MAC Cosmetics launched the #YouOwnIt challenge on TikTok during New York Fashion Week, encouraging users to create their own content. In just six days the challenge had obtained one and a half billion views, reaching today two billion and three hundred million, with over seven hundred pieces of content created. A similar challenge, under the name #WinningRL, launched by Ralph Lauren got 700 million views while a YouTube video from the same campaign got only 8000 views. The ability to create content is therefore the main catalyst for an engagement that has no counterparts on other platforms. Similar results were achieved by Guess's #InMyDenim challenge with 38 million views and Burberry's #TBchallenge with 57 million views. Uniqlo has also launched a similar challenge with the hashtag #UTPlayYourWorld totaling 575 million views in total.
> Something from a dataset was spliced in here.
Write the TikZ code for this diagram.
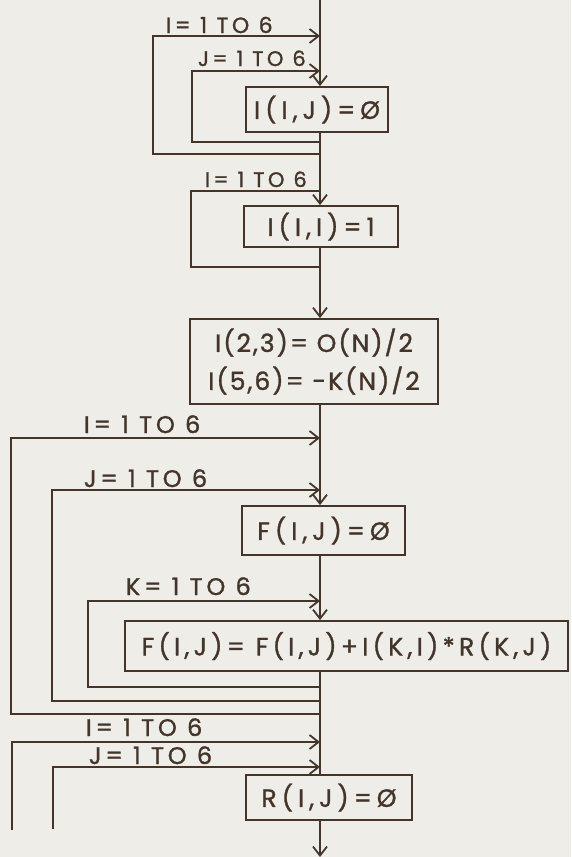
\documentclass[tikz,border=0pt]{standalone}
\usepackage{fontspec}
\setmainfont{Poppins}[FakeBold=1.2]
\usetikzlibrary{arrows.meta, positioning}
\definecolor{ink}{RGB}{66,54,44}
\definecolor{paper}{RGB}{238,237,231}

\begin{document}
\begin{tikzpicture}[
    x=1pt, y=-1pt, color=ink, line width=1.8pt,
    >={Straight Barb[length=9pt, width=14pt]},
    box/.style={draw, minimum height=45pt, inner sep=0pt, font=\fontsize{25}{38}\selectfont\addfontfeatures{LetterSpace=20}},
    lbl/.style={anchor=base west, inner sep=0pt},
]
    \fill[paper] (0,0) rectangle (571,857);
    \useasboundingbox (0,0) rectangle (571,857);
    \coordinate (top) at (320,0);
    \coordinate (end) at (320,857);

    \node[box, minimum width=142pt] (b1) at (317,109.5) {I(I,J)=Ø};
    \node[box, minimum width=154pt, minimum height=41pt] (b2) at (321,226.5) {I(I,I)=1};
    \node[box, minimum width=248pt, minimum height=85pt, align=center,
          font=\fontsize{25}{38}\selectfont\addfontfeatures{LetterSpace=8}] (b3) at (314,361.5) {I(2,3)= O(N)/2\\I(5,6)= -K(N)/2};
    \node[box, minimum width=163pt, minimum height=49pt] (b4) at (323.5,530.5) {F(I,J)=Ø};
    \node[box, minimum width=443pt, minimum height=50pt,
          font=\fontsize{25}{38}\selectfont\addfontfeatures{LetterSpace=17}] (b5) at (346.5,646) {F(I,J)= F(I,J)+I(K,I)*R(K,J)};
    \node[box, minimum width=166pt] (b6) at (329,797.5) {R(I,J)=Ø};

    \draw[->] (top) -- (b1.north -| top);
    \draw[->] (b1.south -| top) -- (b2.north -| top);
    \draw[->] (b2.south -| top) -- (b3.north -| top);
    \draw[->] (b3.south -| top) -- (b4.north -| top);
    \draw[->] (b4.south -| top) -- (b5.north -| top);
    \draw (b5.south -| top) -- (b6.north -| top);
    \draw[->] (b6.south -| top) -- (end);

    \foreach \l/\t/\b in {153/36/154, 192/71/142, 11/438/714, 52/490/701, 88/601/687}
        \draw[->] (320,\b) -| (\l,\t) -- (320,\t);
    \draw (320,267) -| (191,191) -- (320,191);
    \draw[->] (12,830) |- (320,742);
    \draw[->] (53,829) |- (320,767);

    \foreach \x/\y/\v/\s [count=\i] in {165/33/I/22, 197/66/J/21, 204/187/I/21, 83/433/I/24,
                                       83/487/J/24, 125/595/K/24, 85/736/I/24, 88/764/J/24}
        \node[lbl, font=\fontsize{\s}{\s}\selectfont\addfontfeatures{LetterSpace=16}] (n\i) at (\x,\y) {\v= 1 TO 6};
\end{tikzpicture}
\end{document}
Given the app's recent popularity, it's still difficult to measure the impact of these sales campaigns. After totaling three and eight hundred million views with one of its challenges, Eos Cosmetics conducted a test comparing TikTok's audience to a statistical sample of users who did not use the app. The brand recall of the TikTok user group was found to be three times larger than the second group. The marketing strategies on TikTok and the TikTok Ads service are all of a recent birth. If we were to consider Instagram's precedent, it took six years for the app to develop business profiles and analytics. But TikTok could take a lot less time. Soon the app could create an opportunity for companies to generate profit through direct sales, and it's safe to say that brands won't miss it.